For your retirement savings and future income, having good dividend stocks is one of the best ways to make your money work for you.
If you hold stocks for long periods of time, you only realise the gains when you sell. It's the steady dividend income that allows you to reinvest the money to compound upon your returns. High yield stocks may be the first choice, but really smart investors look for stocks that consistently grow dividend payments as well.
Think of it this way – until you sell a stock, your dividend income is like a bond that pays X% interest. Rather than having a set interest rate, you'd most likely love to have a bond that increases its payments over the years, right?
If a company has a consistent dividend payout policy, then the biggest driver for dividend income is earnings. Here are three companies that have very good track records for raising dividends and could be steady income stocks for your retirement portfolio.
Westpac Banking Corp (ASX: WBC), one of the Big Four banks, offers a 5.2% dividend yield, which is a lot more than you could get from a bank term deposit and now is more than some banks are even charging for mortgage loans. I could imagine Westpac doing business for many years to come, so when I see that it has a great record for raising dividend payments (from $1.16 a share to $1.94 in the past five years), it's a good indicator that future dividends could grow just as well.
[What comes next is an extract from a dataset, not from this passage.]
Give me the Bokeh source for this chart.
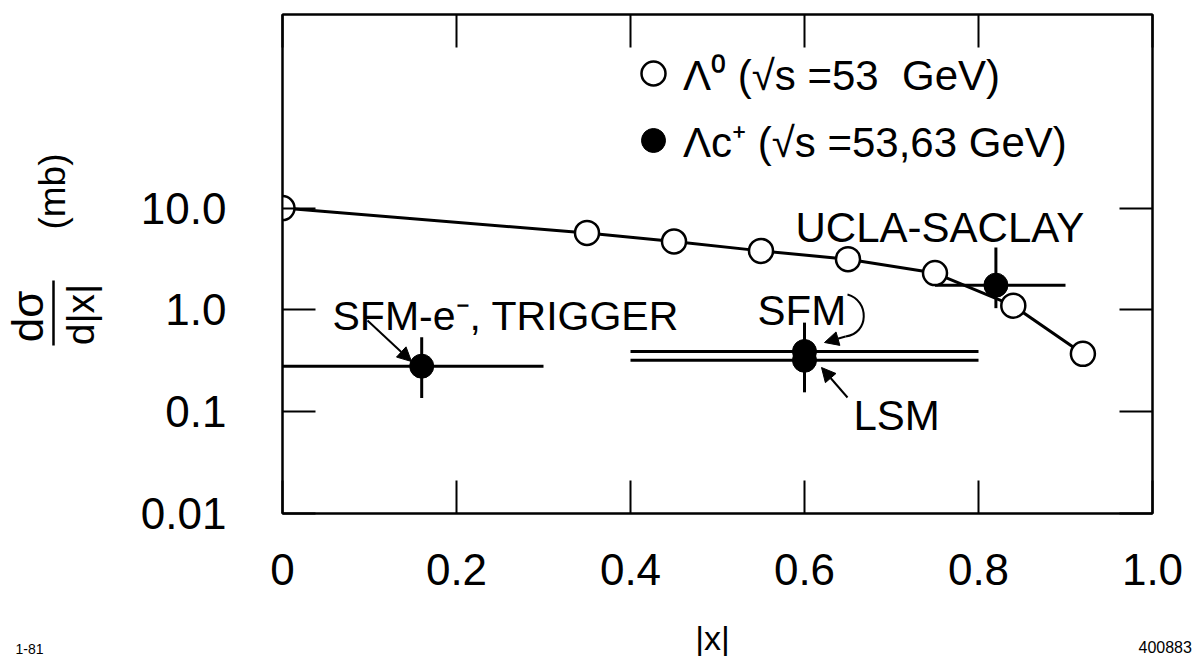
import math
from bokeh.plotting import figure
from bokeh.layouts import row, column
from bokeh.models import (Range1d, FixedTicker, CustomJSTickFormatter, LinearAxis, LogAxis,
                          Label, Arrow, NormalHead, Legend, LegendItem)
from bokeh.embed import file_html
from bokeh.resources import INLINE

# ---------------- data ----------------
lam0_x = [0.0, 0.35, 0.45, 0.55, 0.65, 0.75, 0.84, 0.92]
lam0_y = [10.0, 5.7, 4.7, 3.8, 3.15, 2.3, 1.1, 0.37]

lamc_names = ["SFM-e⁻, TRIGGER", "SFM", "LSM", "UCLA-SACLAY"]
lamc_x = [0.16, 0.60, 0.60, 0.82]
lamc_y = [0.28, 0.39, 0.32, 1.75]
lamc_x_lo = [0.0, 0.40, 0.40, 0.75]
lamc_x_hi = [0.30, 0.80, 0.80, 0.90]
lamc_y_lo = [0.136, 0.22, 0.155, 1.04]
lamc_y_hi = [0.54, 0.75, 0.42, 4.1]

x_ticks = [0, 0.2, 0.4, 0.6, 0.8, 1.0]
x_tick_labels = ["0", "0.2", "0.4", "0.6", "0.8", "1.0"]
y_ticks = [0.01, 0.1, 1, 10]
y_tick_labels = ["0.01", "0.1", "1.0", "10.0"]

legend_labels = ["Λ⁰ (√s =53  GeV)", "Λc⁺ (√s =53,63 GeV)"]

FONT = "Liberation Sans"

# ---------------- page geometry ----------------
PAGE_W, PAGE_H = 1200, 656
LEFT_W = 122                 # strip holding the rotated y title
TOP_H = 600                  # height of the row holding the plot
FX0, FX1 = 282.0, 1152.0     # frame left / right (page pixels)
FTOP, FBOT = 14.0, 513.0     # frame top / bottom (page pixels)
FW = FX1 - FX0
FY10, DEC = 207.6, 101.8     # page y of the 10.0 tick, pixels per decade


def X(px):
    return (px - FX0) / FW


def Y(py):
    return 10 ** (1 - (py - FY10) / DEC)


p = figure(width=PAGE_W - LEFT_W, height=TOP_H, title=None,
           x_range=Range1d(0, 1), y_range=Range1d(0.01, Y(FTOP)),
           y_axis_type="log", output_backend="svg", toolbar_location=None,
           min_border_left=int(FX0 - LEFT_W), min_border_right=int(PAGE_W - FX1),
           min_border_top=int(FTOP), min_border_bottom=int(TOP_H - FBOT))
p.background_fill_color = "white"
p.border_fill_color = "white"
p.grid.visible = False
p.outline_line_color = "black"
p.outline_line_width = 2


def fmt(tv, tl):
    return CustomJSTickFormatter(args=dict(tv=tv, tl=tl), code="""
        for (let i = 0; i < tv.length; i++) {
            if (Math.abs(tv[i] - tick) <= 1e-6 * Math.abs(tv[i]) + 1e-12) return tl[i];
        }
        return '';
    """)


def style(ax, show_labels):
    ax.axis_line_width = 2
    ax.axis_line_color = "black"
    ax.major_tick_in = 33
    ax.major_tick_out = 0
    ax.major_tick_line_width = 2
    ax.major_tick_line_color = "black"
    ax.minor_tick_line_color = None
    if show_labels:
        ax.major_label_text_font = FONT
        ax.major_label_text_font_size = "44px"
        ax.major_label_text_color = "black"
    else:
        ax.major_label_text_font_size = "0px"
        ax.major_label_text_color = None
        ax.major_label_standoff = 0


xa = p.xaxis[0]
xa.ticker = FixedTicker(ticks=x_ticks)
xa.formatter = fmt(x_ticks, x_tick_labels)
style(xa, True)
xa.major_label_standoff = 40

ya = p.yaxis[0]
ya.ticker = FixedTicker(ticks=y_ticks)
ya.formatter = fmt(y_ticks, y_tick_labels)
style(ya, True)
ya.major_label_standoff = 56

top = LinearAxis(ticker=FixedTicker(ticks=x_ticks))
style(top, False)
p.add_layout(top, "above")
right = LogAxis(ticker=FixedTicker(ticks=y_ticks))
style(right, False)
p.add_layout(right, "right")

# ---------------- marks ----------------
p.line(lam0_x, lam0_y, line_color="black", line_width=3)
p.segment(x0=lamc_x_lo, y0=lamc_y, x1=lamc_x_hi, y1=lamc_y, line_color="black", line_width=3)
p.segment(x0=lamc_x, y0=lamc_y_lo, x1=lamc_x, y1=lamc_y_hi, line_color="black", line_width=3)
r_c = p.scatter(lamc_x, lamc_y, marker="circle", size=24, fill_color="black", line_color="black")
r_0 = p.scatter(lam0_x, lam0_y, marker="circle", size=24, fill_color="white",
                line_color="black", line_width=2.5)

legend = Legend(items=[LegendItem(label=legend_labels[0], renderers=[r_0]),
                       LegendItem(label=legend_labels[1], renderers=[r_c])],
                location=(341, 343), padding=0, margin=0, spacing=7,
                glyph_width=60, glyph_height=60, label_standoff=0,
                label_text_font=FONT, label_text_font_size="42px", label_text_color="black",
                border_line_color=None, background_fill_alpha=0)
p.add_layout(legend)


def lab(fig, text, x, y, size, align="left", baseline="alphabetic", angle=0.0):
    fig.add_layout(Label(x=x, y=y, text=text, text_font=FONT,
                         text_font_size=f"{size}px", text_align=align,
                         text_baseline=baseline, angle=angle, text_color="black"))


# annotations inside the frame (page pixel -> data)
lab(p, lamc_names[0], X(332), Y(315), 41)
lab(p, lamc_names[1], X(757), Y(310), 42)
lab(p, lamc_names[2], X(853), Y(415), 42)
lab(p, lamc_names[3], X(795), Y(227), 42)


def arrow(x0, y0, x1, y1):
    p.add_layout(Arrow(end=NormalHead(size=14, fill_color="black", line_color="black"),
                       x_start=X(x0), y_start=Y(y0), x_end=X(x1), y_end=Y(y1),
                       line_width=2, line_color="black"))


arrow(367, 320, 411, 361)      # SFM-e trigger
arrow(847, 397, 821, 367)      # LSM
p.bezier(x0=[X(847)], y0=[Y(294)], x1=[X(845)], y1=[Y(336)],
         cx0=[X(869)], cy0=[Y(300)], cx1=[X(869)], cy1=[Y(333)],
         line_color="black", line_width=2)
arrow(845, 336, 824, 342)      # SFM


# ---------------- side strips (page pixel coordinates, y measured downward) ----------------
def strip(w, h, x0, ytop, ybot, btop=0, bbot=0):
    f = figure(width=w, height=h, title=None,
               x_range=Range1d(x0, x0 + w), y_range=Range1d(ybot, ytop),
               x_axis_type=None, y_axis_type=None, output_backend="svg", toolbar_location=None,
               min_border=0, min_border_left=0, min_border_right=0,
               min_border_top=btop, min_border_bottom=bbot)
    f.outline_line_color = None
    f.background_fill_color = "white"
    f.border_fill_color = "white"
    return f


# the row aligns this strip's frame with the plot frame (page y 14..513)
left = strip(LEFT_W, TOP_H, 0, FTOP, FBOT, int(FTOP), int(TOP_H - FBOT))
lab(left, "(mb)", 52, 191, 37, align="center", baseline="middle", angle=math.pi / 2)
lab(left, "dσ", 27, 316, 44, align="center", baseline="middle", angle=math.pi / 2)
lab(left, "d|x|", 80, 314, 39, align="center", baseline="middle", angle=math.pi / 2)
left.add_layout(Arrow(end=None, start=None, x_start=53, y_start=280, x_end=53, y_end=345,
                      line_width=2.5, line_color="black"))

bottom = strip(PAGE_W, PAGE_H - TOP_H, 0, TOP_H, PAGE_H)
lab(bottom, "|x|", 712, 637, 34, align="center", baseline="middle")
lab(bottom, "1-81", 15, 648, 14)
lab(bottom, "400883", 1138, 646, 16)

layout = column(row(left, p, spacing=0), bottom, spacing=0)

open("out.html", "w").write(file_html(layout, INLINE))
AP Eagers Limited (ASX: APE) may not be one of your first guesses for solid dividend-paying companies, but the auto dealership operator has steadily increased dividends over the past 10 years by a compound average 13.9% annually. That's great for any business and shows investors that the current 4.1% fully franked yield could yield more in total dividend dollar payments in the future. The auto manufacturing industry may be on its way out in Australia, yet Australians will keep on buying and leasing cars.
Woolworths Limited (ASX: WOW) by now is on many investors' watchlists, but how many of them have benefited from the long-term growth the supermarket and general retailer has delivered in the past ten years? As the share price went from about $11 to around $36.36 since 2004, per share dividends have almost tripled also.
Competition with Wesfarmers Ltd (ASX: WES) and more recent market entrants like Aldi and Costco will continue without a doubt. However, no one would doubt Woolworths won't be around for decades to come. It currently offers a healthy 3.7% yield fully franked and shareholders could look forward to dividend increases as the market-leading company grows in the future.